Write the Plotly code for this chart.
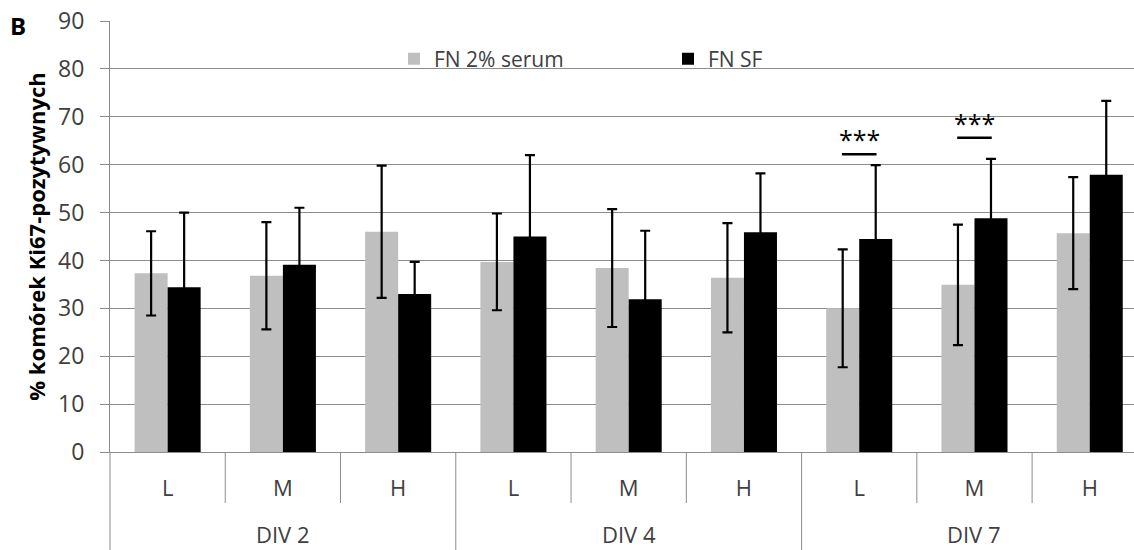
import plotly.graph_objects as go

# Culture day groups and plating density levels
groups = ["DIV 2", "DIV 4", "DIV 7"]
levels = ["L", "M", "H"]

# Percentage of Ki67-positive cells (mean and error), per condition
serum_mean = [37.3, 36.8, 46.0, 39.7, 38.4, 36.4, 30.0, 34.9, 45.7]
serum_err = [8.8, 11.2, 13.8, 10.1, 12.3, 11.4, 12.3, 12.6, 11.7]
sf_mean = [34.4, 39.1, 33.0, 45.0, 31.9, 45.9, 44.5, 48.8, 57.9]
sf_err = [15.6, 11.9, 6.7, 17.0, 14.3, 12.3, 15.4, 12.4, 15.4]

# Significance markers (category index, bracket level, label)
sig_index = [6, 7]
sig_level = [62.2, 65.6]
sig_label = ["***", "***"]

y_ticks = list(range(0, 91, 10))

tick_labels = [lv for _ in groups for lv in levels]
x_pos = list(range(len(tick_labels)))

FONT = "Open Sans, Liberation Sans, DejaVu Sans, sans-serif"
GRID = "#8c8c8c"
TEXT = "#404040"

W, H = 1134, 550
M_L, M_R, M_T, M_B = 110, 0, 21, 98
plot_h = H - M_T - M_B


def py(px):
    """Paper y fraction for a pixel row measured from the top."""
    return (H - M_B - px) / plot_h


fig = go.Figure()
fig.add_trace(go.Bar(
    x=x_pos, y=serum_mean, name="FN 2% serum",
    marker=dict(color="#bfbfbf", line=dict(width=0)),
    error_y=dict(type="data", array=serum_err, color="black", thickness=2.2, width=5),
))
fig.add_trace(go.Bar(
    x=x_pos, y=sf_mean, name="FN SF",
    marker=dict(color="#000000", line=dict(width=0)),
    error_y=dict(type="data", array=sf_err, color="black", thickness=2.2, width=5),
))

shapes = []
# category separators below the axis: short ones between levels, long ones between groups
n = len(tick_labels)
for i in range(n + 1):
    edge = i - 0.5
    long_sep = (i % len(levels) == 0)
    y_end = -0.3 if long_sep else py(503)
    if i == 0:
        shapes.append(dict(type="line", xref="paper", yref="paper", x0=0, x1=0,
                           y0=0, y1=y_end, line=dict(color=GRID, width=1)))
    else:
        shapes.append(dict(type="line", xref="x", yref="paper", x0=edge, x1=edge,
                           y0=0, y1=y_end, line=dict(color=GRID, width=1)))

annotations = []
# group labels
for gi, g in enumerate(groups):
    annotations.append(dict(
        x=gi * len(levels) + (len(levels) - 1) / 2, xref="x",
        y=py(534), yref="paper", text=g, showarrow=False,
        yanchor="middle", font=dict(family=FONT, size=22, color=TEXT),
    ))

# significance brackets
for idx, lvl, lab in zip(sig_index, sig_level, sig_label):
    shapes.append(dict(type="line", xref="x", yref="y",
                       x0=idx - 0.15, x1=idx + 0.15, y0=lvl, y1=lvl,
                       line=dict(color="black", width=2.5)))
    annotations.append(dict(
        x=idx, xref="x", y=lvl, yref="y", text=lab, showarrow=False,
        yanchor="bottom", yshift=-4,
        font=dict(family=FONT, size=25, color="black"),
    ))

# panel letter
annotations.append(dict(
    x=(18 - M_L) / (W - M_L - M_R), xref="paper", y=py(25), yref="paper",
    text="<b>B</b>", showarrow=False, xanchor="center", yanchor="middle",
    font=dict(family=FONT, size=24, color="black"),
))

fig.update_layout(
    width=W, height=H,
    margin=dict(l=M_L, r=M_R, t=M_T, b=M_B, pad=0),
    paper_bgcolor="white", plot_bgcolor="white",
    barmode="group", bargap=0.427, bargroupgap=0,
    font=dict(family=FONT, size=21, color=TEXT),
    showlegend=True,
    legend=dict(
        orientation="h", x=(394 - M_L) / (W - M_L - M_R), xanchor="left",
        y=py(59), yanchor="middle", entrywidth=229, entrywidthmode="pixels",
        bgcolor="rgba(0,0,0,0)", font=dict(family=FONT, size=21, color=TEXT),
        itemclick=False,
    ),
    xaxis=dict(
        tickmode="array", tickvals=x_pos, ticktext=tick_labels,
        range=[-0.5, 8.384], showgrid=False, zeroline=False,
        showline=True, linecolor=GRID, linewidth=1, ticks="",
        ticklabelstandoff=17, tickfont=dict(family=FONT, size=22, color=TEXT),
    ),
    yaxis=dict(
        range=[0, 90], tickmode="array", tickvals=y_ticks,
        showgrid=True, gridcolor=GRID, gridwidth=1, zeroline=False,
        showline=True, linecolor=GRID, linewidth=1,
        ticks="outside", ticklen=9, tickcolor=GRID, tickwidth=1,
        ticklabelstandoff=11, tickfont=dict(family=FONT, size=23, color=TEXT),
        title=dict(text="<b>% komórek Ki67-pozytywnych</b>", standoff=6,
                   font=dict(family=FONT, size=22, color="black")),
    ),
    shapes=shapes, annotations=annotations,
)

fig.write_html("out.html")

____________________

* Exercise brief: Return the whole listing, word for word, and leave out every picture.

* Task answer:
Write the Plotly code for this chart.
import plotly.graph_objects as go

# Culture day groups and plating density levels
groups = ["DIV 2", "DIV 4", "DIV 7"]
levels = ["L", "M", "H"]

# Percentage of Ki67-positive cells (mean and error), per condition
serum_mean = [37.3, 36.8, 46.0, 39.7, 38.4, 36.4, 30.0, 34.9, 45.7]
serum_err = [8.8, 11.2, 13.8, 10.1, 12.3, 11.4, 12.3, 12.6, 11.7]
sf_mean = [34.4, 39.1, 33.0, 45.0, 31.9, 45.9, 44.5, 48.8, 57.9]
sf_err = [15.6, 11.9, 6.7, 17.0, 14.3, 12.3, 15.4, 12.4, 15.4]

# Significance markers (category index, bracket level, label)
sig_index = [6, 7]
sig_level = [62.2, 65.6]
sig_label = ["***", "***"]

y_ticks = list(range(0, 91, 10))

tick_labels = [lv for _ in groups for lv in levels]
x_pos = list(range(len(tick_labels)))

FONT = "Open Sans, Liberation Sans, DejaVu Sans, sans-serif"
GRID = "#8c8c8c"
TEXT = "#404040"

W, H = 1134, 550
M_L, M_R, M_T, M_B = 110, 0, 21, 98
plot_h = H - M_T - M_B


def py(px):
    """Paper y fraction for a pixel row measured from the top."""
    return (H - M_B - px) / plot_h


fig = go.Figure()
fig.add_trace(go.Bar(
    x=x_pos, y=serum_mean, name="FN 2% serum",
    marker=dict(color="#bfbfbf", line=dict(width=0)),
    error_y=dict(type="data", array=serum_err, color="black", thickness=2.2, width=5),
))
fig.add_trace(go.Bar(
    x=x_pos, y=sf_mean, name="FN SF",
    marker=dict(color="#000000", line=dict(width=0)),
    error_y=dict(type="data", array=sf_err, color="black", thickness=2.2, width=5),
))

shapes = []
# category separators below the axis: short ones between levels, long ones between groups
n = len(tick_labels)
for i in range(n + 1):
    edge = i - 0.5
    long_sep = (i % len(levels) == 0)
    y_end = -0.3 if long_sep else py(503)
    if i == 0:
        shapes.append(dict(type="line", xref="paper", yref="paper", x0=0, x1=0,
                           y0=0, y1=y_end, line=dict(color=GRID, width=1)))
    else:
        shapes.append(dict(type="line", xref="x", yref="paper", x0=edge, x1=edge,
                           y0=0, y1=y_end, line=dict(color=GRID, width=1)))

annotations = []
# group labels
for gi, g in enumerate(groups):
    annotations.append(dict(
        x=gi * len(levels) + (len(levels) - 1) / 2, xref="x",
        y=py(534), yref="paper", text=g, showarrow=False,
        yanchor="middle", font=dict(family=FONT, size=22, color=TEXT),
    ))

# significance brackets
for idx, lvl, lab in zip(sig_index, sig_level, sig_label):
    shapes.append(dict(type="line", xref="x", yref="y",
                       x0=idx - 0.15, x1=idx + 0.15, y0=lvl, y1=lvl,
                       line=dict(color="black", width=2.5)))
    annotations.append(dict(
        x=idx, xref="x", y=lvl, yref="y", text=lab, showarrow=False,
        yanchor="bottom", yshift=-4,
        font=dict(family=FONT, size=25, color="black"),
    ))

# panel letter
annotations.append(dict(
    x=(18 - M_L) / (W - M_L - M_R), xref="paper", y=py(25), yref="paper",
    text="<b>B</b>", showarrow=False, xanchor="center", yanchor="middle",
    font=dict(family=FONT, size=24, color="black"),
))

fig.update_layout(
    width=W, height=H,
    margin=dict(l=M_L, r=M_R, t=M_T, b=M_B, pad=0),
    paper_bgcolor="white", plot_bgcolor="white",
    barmode="group", bargap=0.427, bargroupgap=0,
    font=dict(family=FONT, size=21, color=TEXT),
    showlegend=True,
    legend=dict(
        orientation="h", x=(394 - M_L) / (W - M_L - M_R), xanchor="left",
        y=py(59), yanchor="middle", entrywidth=229, entrywidthmode="pixels",
        bgcolor="rgba(0,0,0,0)", font=dict(family=FONT, size=21, color=TEXT),
        itemclick=False,
    ),
    xaxis=dict(
        tickmode="array", tickvals=x_pos, ticktext=tick_labels,
        range=[-0.5, 8.384], showgrid=False, zeroline=False,
        showline=True, linecolor=GRID, linewidth=1, ticks="",
        ticklabelstandoff=17, tickfont=dict(family=FONT, size=22, color=TEXT),
    ),
    yaxis=dict(
        range=[0, 90], tickmode="array", tickvals=y_ticks,
        showgrid=True, gridcolor=GRID, gridwidth=1, zeroline=False,
        showline=True, linecolor=GRID, linewidth=1,
        ticks="outside", ticklen=9, tickcolor=GRID, tickwidth=1,
        ticklabelstandoff=11, tickfont=dict(family=FONT, size=23, color=TEXT),
        title=dict(text="<b>% komórek Ki67-pozytywnych</b>", standoff=6,
                   font=dict(family=FONT, size=22, color="black")),
    ),
    shapes=shapes, annotations=annotations,
)

fig.write_html("out.html")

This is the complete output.